▸ **Source material**
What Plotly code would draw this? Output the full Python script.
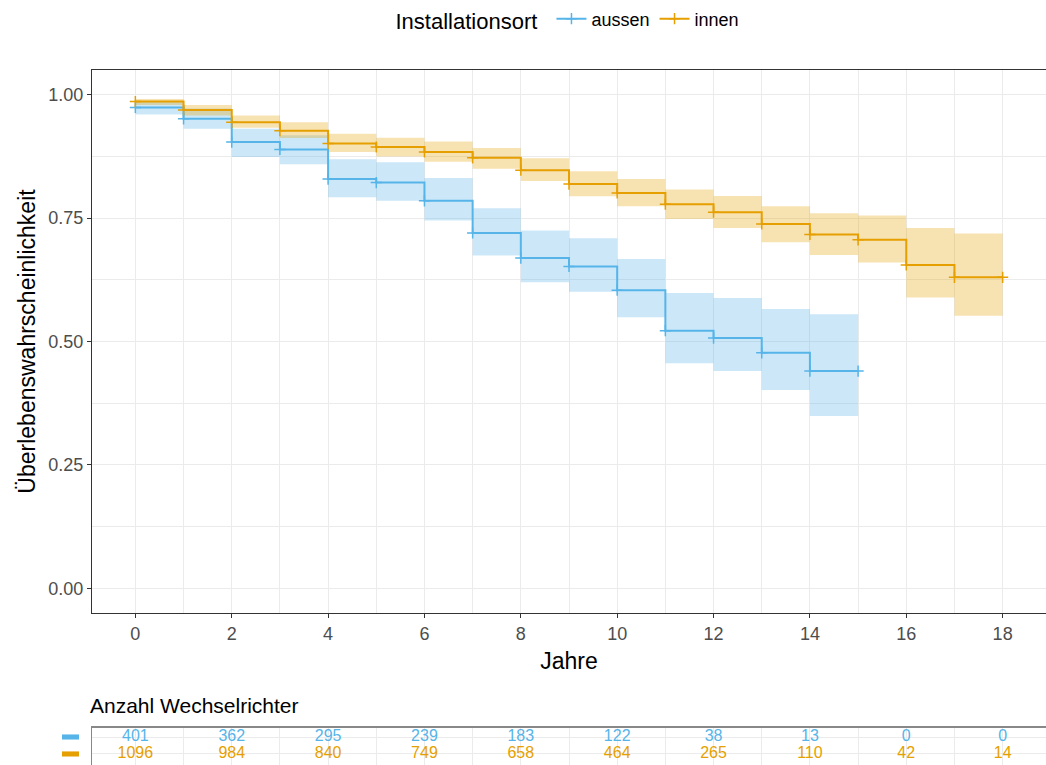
import plotly.graph_objects as go

# ---------------- data ----------------
time_aussen = list(range(0, 16))      # 0..15
surv_aussen = [0.974, 0.951, 0.904, 0.889, 0.829, 0.822, 0.785, 0.720, 0.669, 0.652,
               0.604, 0.522, 0.507, 0.477, 0.440]
upper_aussen = [0.986, 0.972, 0.931, 0.918, 0.869, 0.863, 0.831, 0.770, 0.725, 0.709,
                0.667, 0.598, 0.588, 0.566, 0.555]
lower_aussen = [0.960, 0.931, 0.874, 0.859, 0.792, 0.785, 0.745, 0.674, 0.620, 0.601,
                0.549, 0.456, 0.440, 0.402, 0.349]

time_innen = list(range(0, 19))       # 0..18
surv_innen = [0.986, 0.969, 0.944, 0.927, 0.901, 0.894, 0.884, 0.872, 0.847, 0.819,
              0.801, 0.778, 0.762, 0.738, 0.717, 0.706, 0.655, 0.630]
upper_innen = [0.991, 0.979, 0.958, 0.944, 0.921, 0.913, 0.905, 0.892, 0.871, 0.845,
               0.829, 0.808, 0.795, 0.774, 0.760, 0.755, 0.730, 0.719]
lower_innen = [0.979, 0.958, 0.933, 0.912, 0.884, 0.875, 0.864, 0.850, 0.825, 0.794,
               0.774, 0.748, 0.730, 0.701, 0.675, 0.660, 0.589, 0.552]

risk_times = [0, 2, 4, 6, 8, 10, 12, 14, 16, 18]
risk_aussen = [401, 362, 295, 239, 183, 122, 38, 13, 0, 0]
risk_innen = [1096, 984, 840, 749, 658, 464, 265, 110, 42, 14]

groups = ["aussen", "innen"]
col_aussen = "#56B4E9"
col_innen = "#E69F00"
band_aussen = "rgba(86,180,233,0.3)"
band_innen = "rgba(230,159,0,0.3)"

FONT = "Liberation Sans, Arial, sans-serif"
W, H = 1046, 765
M_T, M_L = 70, 92
plot_h = H - M_T
plot_w = W - M_L

def ext(v):
    return list(v) + [v[-1]]

fig = go.Figure()

series = [
    ("aussen", time_aussen, surv_aussen, upper_aussen, lower_aussen, col_aussen, band_aussen),
    ("innen", time_innen, surv_innen, upper_innen, lower_innen, col_innen, band_innen),
]

# ribbons
for name, t, s, up, lo, col, band in series:
    fig.add_trace(go.Scatter(x=t, y=ext(up), mode="lines", line=dict(width=0, shape="hv"),
                             showlegend=False, hoverinfo="skip", xaxis="x", yaxis="y"))
    fig.add_trace(go.Scatter(x=t, y=ext(lo), mode="lines", line=dict(width=0, shape="hv"),
                             fill="tonexty", fillcolor=band,
                             showlegend=False, hoverinfo="skip", xaxis="x", yaxis="y"))

# curves
for name, t, s, up, lo, col, band in series:
    fig.add_trace(go.Scatter(x=t, y=ext(s), mode="lines+markers", name=name,
                             line=dict(color=col, width=2, shape="hv"),
                             marker=dict(symbol="cross-thin", size=8,
                                         line=dict(color=col, width=1.5)),
                             xaxis="x", yaxis="y"))

# risk table
table_rows = [(1, risk_aussen, col_aussen), (0, risk_innen, col_innen)]
for yv, counts, col in table_rows:
    fig.add_trace(go.Scatter(x=risk_times, y=[yv] * len(risk_times), mode="text",
                             text=[str(c) for c in counts],
                             textfont=dict(color=col, size=16, family=FONT),
                             showlegend=False, hoverinfo="skip",
                             xaxis="x2", yaxis="y2"))

main_bottom = (H - 613) / plot_h
table_top = (H - 728) / plot_h

grid_major = "#EBEBEB"
xcommon = dict(range=[-0.9, 18.9], tick0=0, dtick=2, showgrid=True,
               gridcolor=grid_major, gridwidth=1.2, zeroline=False,
               minor=dict(dtick=1, tick0=0, showgrid=True, gridcolor=grid_major, gridwidth=0.6,
                          ticklen=0))

annotations = [dict(text="Anzahl Wechselrichter", xref="paper", yref="paper",
                    x=-0.004, y=(H - 705) / plot_h, xanchor="left", yanchor="middle",
                    showarrow=False, font=dict(size=21, family=FONT, color="black"))]

# colored row keys of the risk table (legend-like decoration)
shapes = []
for yv, counts, col in table_rows:
    shapes.append(dict(type="rect", xref="paper", yref="y2",
                       x0=(62 - M_L) / plot_w, x1=(79 - M_L) / plot_w,
                       y0=yv - 0.15, y1=yv + 0.15,
                       fillcolor=col, line=dict(width=0), layer="above"))

fig.update_layout(
    width=W, height=H,
    margin=dict(l=M_L, r=0, t=M_T, b=0),
    paper_bgcolor="white", plot_bgcolor="white",
    font=dict(family=FONT, color="black"),
    xaxis=dict(**xcommon, domain=[0, 1], anchor="y",
               showline=True, mirror=True, linecolor="#333333", linewidth=1.2,
               ticks="outside", ticklen=4, tickcolor="#333333", tickwidth=1.2,
               tickfont=dict(size=18, color="#4D4D4D", family=FONT),
               title=dict(text="Jahre", font=dict(size=23, family=FONT, color="black"), standoff=10)),
    yaxis=dict(domain=[main_bottom, 1], range=[-0.05, 1.05], anchor="x",
               tickvals=[0, 0.25, 0.5, 0.75, 1.0], ticktext=["0.00", "0.25", "0.50", "0.75", "1.00"],
               showgrid=True, gridcolor=grid_major, gridwidth=1.2, zeroline=False,
               minor=dict(tickvals=[0.125, 0.375, 0.625, 0.875], showgrid=True,
                          gridcolor=grid_major, gridwidth=0.6, ticklen=0),
               showline=True, mirror=True, linecolor="#333333", linewidth=1.2,
               ticks="outside", ticklen=4, tickcolor="#333333", tickwidth=1.2,
               tickfont=dict(size=18, color="#4D4D4D", family=FONT),
               title=dict(text="Überlebenswahrscheinlichkeit",
                          font=dict(size=23, family=FONT, color="black"), standoff=6)),
    xaxis2=dict(**xcommon, domain=[0, 1], anchor="y2", side="top",
                showticklabels=False, ticks="",
                showline=True, linecolor="#888888", linewidth=1.6),
    yaxis2=dict(domain=[0, table_top], range=[-0.65, 1.53], anchor="x2",
                tickvals=[1, 0], showticklabels=False, ticks="",
                showgrid=True, gridcolor=grid_major, gridwidth=1.2, zeroline=False,
                showline=True, linecolor="#888888", linewidth=1.2),
    legend=dict(orientation="h", x=0.5, xanchor="center", y=1 + (M_T - 20) / plot_h,
                yanchor="middle", traceorder="normal",
                title=dict(text="Installationsort ", font=dict(size=22, family=FONT, color="black")),
                font=dict(size=18, family=FONT, color="black"),
                itemwidth=30, bgcolor="rgba(0,0,0,0)"),
    annotations=annotations,
    shapes=shapes,
    showlegend=True,
)

fig.write_html("out.html")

▸ **Required work**
Give the material again exactly as it is, but keep the pictures out.

▸ **Worked solution**
What Plotly code would draw this? Output the full Python script.
import plotly.graph_objects as go

# ---------------- data ----------------
time_aussen = list(range(0, 16))      # 0..15
surv_aussen = [0.974, 0.951, 0.904, 0.889, 0.829, 0.822, 0.785, 0.720, 0.669, 0.652,
               0.604, 0.522, 0.507, 0.477, 0.440]
upper_aussen = [0.986, 0.972, 0.931, 0.918, 0.869, 0.863, 0.831, 0.770, 0.725, 0.709,
                0.667, 0.598, 0.588, 0.566, 0.555]
lower_aussen = [0.960, 0.931, 0.874, 0.859, 0.792, 0.785, 0.745, 0.674, 0.620, 0.601,
                0.549, 0.456, 0.440, 0.402, 0.349]

time_innen = list(range(0, 19))       # 0..18
surv_innen = [0.986, 0.969, 0.944, 0.927, 0.901, 0.894, 0.884, 0.872, 0.847, 0.819,
              0.801, 0.778, 0.762, 0.738, 0.717, 0.706, 0.655, 0.630]
upper_innen = [0.991, 0.979, 0.958, 0.944, 0.921, 0.913, 0.905, 0.892, 0.871, 0.845,
               0.829, 0.808, 0.795, 0.774, 0.760, 0.755, 0.730, 0.719]
lower_innen = [0.979, 0.958, 0.933, 0.912, 0.884, 0.875, 0.864, 0.850, 0.825, 0.794,
               0.774, 0.748, 0.730, 0.701, 0.675, 0.660, 0.589, 0.552]

risk_times = [0, 2, 4, 6, 8, 10, 12, 14, 16, 18]
risk_aussen = [401, 362, 295, 239, 183, 122, 38, 13, 0, 0]
risk_innen = [1096, 984, 840, 749, 658, 464, 265, 110, 42, 14]

groups = ["aussen", "innen"]
col_aussen = "#56B4E9"
col_innen = "#E69F00"
band_aussen = "rgba(86,180,233,0.3)"
band_innen = "rgba(230,159,0,0.3)"

FONT = "Liberation Sans, Arial, sans-serif"
W, H = 1046, 765
M_T, M_L = 70, 92
plot_h = H - M_T
plot_w = W - M_L

def ext(v):
    return list(v) + [v[-1]]

fig = go.Figure()

series = [
    ("aussen", time_aussen, surv_aussen, upper_aussen, lower_aussen, col_aussen, band_aussen),
    ("innen", time_innen, surv_innen, upper_innen, lower_innen, col_innen, band_innen),
]

# ribbons
for name, t, s, up, lo, col, band in series:
    fig.add_trace(go.Scatter(x=t, y=ext(up), mode="lines", line=dict(width=0, shape="hv"),
                             showlegend=False, hoverinfo="skip", xaxis="x", yaxis="y"))
    fig.add_trace(go.Scatter(x=t, y=ext(lo), mode="lines", line=dict(width=0, shape="hv"),
                             fill="tonexty", fillcolor=band,
                             showlegend=False, hoverinfo="skip", xaxis="x", yaxis="y"))

# curves
for name, t, s, up, lo, col, band in series:
    fig.add_trace(go.Scatter(x=t, y=ext(s), mode="lines+markers", name=name,
                             line=dict(color=col, width=2, shape="hv"),
                             marker=dict(symbol="cross-thin", size=8,
                                         line=dict(color=col, width=1.5)),
                             xaxis="x", yaxis="y"))

# risk table
table_rows = [(1, risk_aussen, col_aussen), (0, risk_innen, col_innen)]
for yv, counts, col in table_rows:
    fig.add_trace(go.Scatter(x=risk_times, y=[yv] * len(risk_times), mode="text",
                             text=[str(c) for c in counts],
                             textfont=dict(color=col, size=16, family=FONT),
                             showlegend=False, hoverinfo="skip",
                             xaxis="x2", yaxis="y2"))

main_bottom = (H - 613) / plot_h
table_top = (H - 728) / plot_h

grid_major = "#EBEBEB"
xcommon = dict(range=[-0.9, 18.9], tick0=0, dtick=2, showgrid=True,
               gridcolor=grid_major, gridwidth=1.2, zeroline=False,
               minor=dict(dtick=1, tick0=0, showgrid=True, gridcolor=grid_major, gridwidth=0.6,
                          ticklen=0))

annotations = [dict(text="Anzahl Wechselrichter", xref="paper", yref="paper",
                    x=-0.004, y=(H - 705) / plot_h, xanchor="left", yanchor="middle",
                    showarrow=False, font=dict(size=21, family=FONT, color="black"))]

# colored row keys of the risk table (legend-like decoration)
shapes = []
for yv, counts, col in table_rows:
    shapes.append(dict(type="rect", xref="paper", yref="y2",
                       x0=(62 - M_L) / plot_w, x1=(79 - M_L) / plot_w,
                       y0=yv - 0.15, y1=yv + 0.15,
                       fillcolor=col, line=dict(width=0), layer="above"))

fig.update_layout(
    width=W, height=H,
    margin=dict(l=M_L, r=0, t=M_T, b=0),
    paper_bgcolor="white", plot_bgcolor="white",
    font=dict(family=FONT, color="black"),
    xaxis=dict(**xcommon, domain=[0, 1], anchor="y",
               showline=True, mirror=True, linecolor="#333333", linewidth=1.2,
               ticks="outside", ticklen=4, tickcolor="#333333", tickwidth=1.2,
               tickfont=dict(size=18, color="#4D4D4D", family=FONT),
               title=dict(text="Jahre", font=dict(size=23, family=FONT, color="black"), standoff=10)),
    yaxis=dict(domain=[main_bottom, 1], range=[-0.05, 1.05], anchor="x",
               tickvals=[0, 0.25, 0.5, 0.75, 1.0], ticktext=["0.00", "0.25", "0.50", "0.75", "1.00"],
               showgrid=True, gridcolor=grid_major, gridwidth=1.2, zeroline=False,
               minor=dict(tickvals=[0.125, 0.375, 0.625, 0.875], showgrid=True,
                          gridcolor=grid_major, gridwidth=0.6, ticklen=0),
               showline=True, mirror=True, linecolor="#333333", linewidth=1.2,
               ticks="outside", ticklen=4, tickcolor="#333333", tickwidth=1.2,
               tickfont=dict(size=18, color="#4D4D4D", family=FONT),
               title=dict(text="Überlebenswahrscheinlichkeit",
                          font=dict(size=23, family=FONT, color="black"), standoff=6)),
    xaxis2=dict(**xcommon, domain=[0, 1], anchor="y2", side="top",
                showticklabels=False, ticks="",
                showline=True, linecolor="#888888", linewidth=1.6),
    yaxis2=dict(domain=[0, table_top], range=[-0.65, 1.53], anchor="x2",
                tickvals=[1, 0], showticklabels=False, ticks="",
                showgrid=True, gridcolor=grid_major, gridwidth=1.2, zeroline=False,
                showline=True, linecolor="#888888", linewidth=1.2),
    legend=dict(orientation="h", x=0.5, xanchor="center", y=1 + (M_T - 20) / plot_h,
                yanchor="middle", traceorder="normal",
                title=dict(text="Installationsort ", font=dict(size=22, family=FONT, color="black")),
                font=dict(size=18, family=FONT, color="black"),
                itemwidth=30, bgcolor="rgba(0,0,0,0)"),
    annotations=annotations,
    shapes=shapes,
    showlegend=True,
)

fig.write_html("out.html")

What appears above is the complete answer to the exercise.